The mission of the “old” has been accomplished. Europe needs a new goal, a new vision: The United States of Europe. When realizing this vision, the politicians must learn from the mistakes of their predecessors, this time decision-making must be democratic; this time the people, the sovereign of democracy, must be asked first.
Even though the United States of Europe still are long term projects, they can already help us today. The policies of the European governments are, at least, since the beginning of the debt crisis controversial hypocritical and seemingly without orientation. The politicians seem like a group of students on a road trip, without navigation, without knowing where to go. Every cross road is a crisis, the bus stops until everybody has agreed on what to do next. If this group was able to decide on a common goal, the bus would have to stop far less often.
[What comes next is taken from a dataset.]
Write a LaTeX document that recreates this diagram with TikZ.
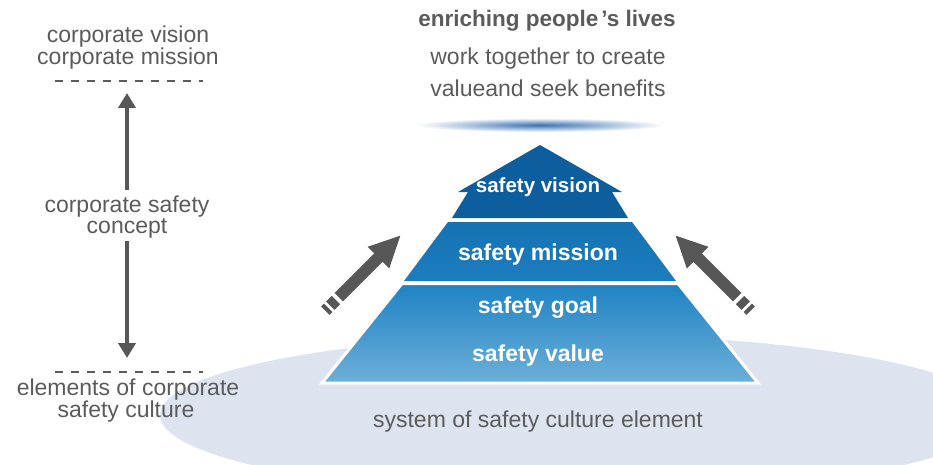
\documentclass[tikz,border=0pt]{standalone}
\usepackage{fontspec}
\setmainfont{Liberation Sans}
\usetikzlibrary{arrows.meta}
\definecolor{txtgray}{HTML}{5B5B5B}
\definecolor{arrgray}{HTML}{575757}
\definecolor{floorblue}{HTML}{DEE4EF}
\definecolor{visionblue}{HTML}{0D5E9E}
\definecolor{missiontop}{HTML}{1672B2}
\definecolor{missionbot}{HTML}{1C7DBE}
\definecolor{basetop}{HTML}{1E83C3}
\definecolor{basebot}{HTML}{6DAFD9}
\definecolor{glowblue}{HTML}{3A72B6}
\begin{document}
\begin{tikzpicture}[x=1pt,y=-1pt,
  lbl/.style={text=txtgray,font=\fontsize{23}{22}\selectfont,anchor=base,inner sep=0pt},
  toplbl/.style={lbl,font=\bfseries\fontsize{22.5}{22}\selectfont},
  tierlbl/.style={text=white,font=\bfseries\fontsize{23}{23}\selectfont,anchor=base,inner sep=0pt},
  dashline/.style={txtgray,line width=2pt,dash pattern=on 8pt off 8pt},
  thinarrow/.style={arrgray,line width=4pt,-{Triangle[length=15pt,width=17pt]}},
  fatarrow/.style={arrgray,line width=12pt,-{Triangle[length=32pt,width=28pt]}},
  fatband/.style={arrgray,line width=12pt}]
\useasboundingbox (0,0) rectangle (933,465);
%%% the floor below the pyramid
\begin{scope}
\clip (0,0) rectangle (933,465);
\fill[floorblue] (578,415) ellipse (418 and 80);
\end{scope}
%%% glow above the pyramid
\shade[inner color=glowblue,outer color=white] (540,125) ellipse (124 and 7);
%
%%% the three tiers of the pyramid
\fill[visionblue] (540,145) -- (622,192) -- (612,192) -- (628,218) -- (452,218)
  -- (468,192) -- (458,192) -- cycle;
\path[top color=missiontop,bottom color=missionbot] (448,222) -- (632,222) -- (676,281)
  -- (404,281) -- cycle;
\path[draw=white,line width=3pt,top color=basetop,bottom color=basebot]
  (402,283.5) -- (678,283.5) -- (758,383) -- (322,383) -- cycle;
\node[tierlbl,font=\bfseries\fontsize{20.5}{20}\selectfont] (vision) at (538,193) {safety vision};
\node[tierlbl] (mission) at (538,260) {safety mission};
\node[tierlbl] (goal) at (538,313) {safety goal};
\node[tierlbl] (value) at (538,361) {safety value};
%
%%% texts on the right
\node[toplbl] (lives) at (547,27) {enriching people\kern3pt’s lives};
\node[lbl] (work) at (548,65) {work together to create};
\node[lbl] (benefit) at (548,97) {valueand seek benefits};
\node[lbl] (system) at (538,427) {system of safety culture element};
%
%%% the two fat arrows beside the pyramid
\coordinate (ltip) at (401,235);
\draw[fatarrow] (338.8,297.2) -- (ltip);
\draw[fatband] (335.9,300.1) -- (330.3,305.7);
\draw[fatband] (328.2,307.8) -- (325.3,310.7);
\coordinate (rtip) at (675,235);
\draw[fatarrow] (737.2,297.2) -- (rtip);
\draw[fatband] (740.1,300.1) -- (745.7,305.7);
\draw[fatband] (747.8,307.8) -- (750.7,310.7);
%
%%% the scale on the left
\node[lbl] (vision1) at (128,43) {corporate vision};
\node[lbl] (mission1) at (128,65) {corporate mission};
\draw[dashline] (55,81) -- (203,81);
\node[lbl] (concept1) at (127,212) {corporate safety};
\node[lbl] (concept2) at (127,233) {concept};
\coordinate (uptip) at (127,93);
\coordinate (downtip) at (127,358);
\draw[thinarrow,shorten <=5pt] (concept1.north) -- (uptip);
\draw[thinarrow,shorten <=3pt] (concept2.south) -- (downtip);
\draw[dashline] (55,372) -- (203,372);
\node[lbl] (elements1) at (128,395) {elements of corporate};
\node[lbl] (elements2) at (126,417) {safety culture};
\end{tikzpicture}
\end{document}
With the long-term goal of the United States of Europe, it is also easier to make informed decisions about the introduction of Eurobonds, because of the establishment of criteria: a common European state would obviously also need a European lending fund. Then, the Eurobonds would make sense, before that, they would not. Unfortunately, the leasing country and Europe’s biggest economy, Germany has in Angela Merkel a head of state that finds long-term targets and visions deeply suspicious.  Her proclaimed style of governing is live control and short term planning; she only looks as far as the next cross road. Where this trip is going to, she fails to say. There is no “after the horizon”. If Konrad Adenauer and Helmut Kohl would have had the same attitude we would still stop at every European border and open our trunks for inspection.

(Source: historymartinez.wordpress.com)

We need the United States of Europe not only as a vision; we also need it as a power house in a globalized world. Our European vision of the state our challenges and the rights of our people, our ways of living together, even the shared European values – all that can only be defended as a strong European unit. The new world power, China, has a completely and utterly different imagination of human and civil rights and decisively expands its influence in the world. The old world power, USA in the last gasps of its significance is no less of a challenge to the nations of Europe. It’s very possible that Barack Obama will not be re-elected in November 2012, it is very possible that government will be taken over by republicans such as Texan Rick Perry or Michelle Bachmann. In European eyes, both are catholic Taliban ultra right extremists, compared to which Ronald Reagan looks like a dreamy eyed hippy. 

The United states of Europe do not have to hide from both self-proclaimed world powers, even less in economic terms. The GDP of the European Union lies above the GDP of the USA and far ahead of China’s GDP. Europe is the economic powerhouse number one and in the near future nobody will surpass it. If in the far future, the Chinese head of government comes to visit the head of the United States of Europe, our representative will not have to jump in excitement like a five year old on Christmas morning, we will not be a strategic partner; we will be a world power.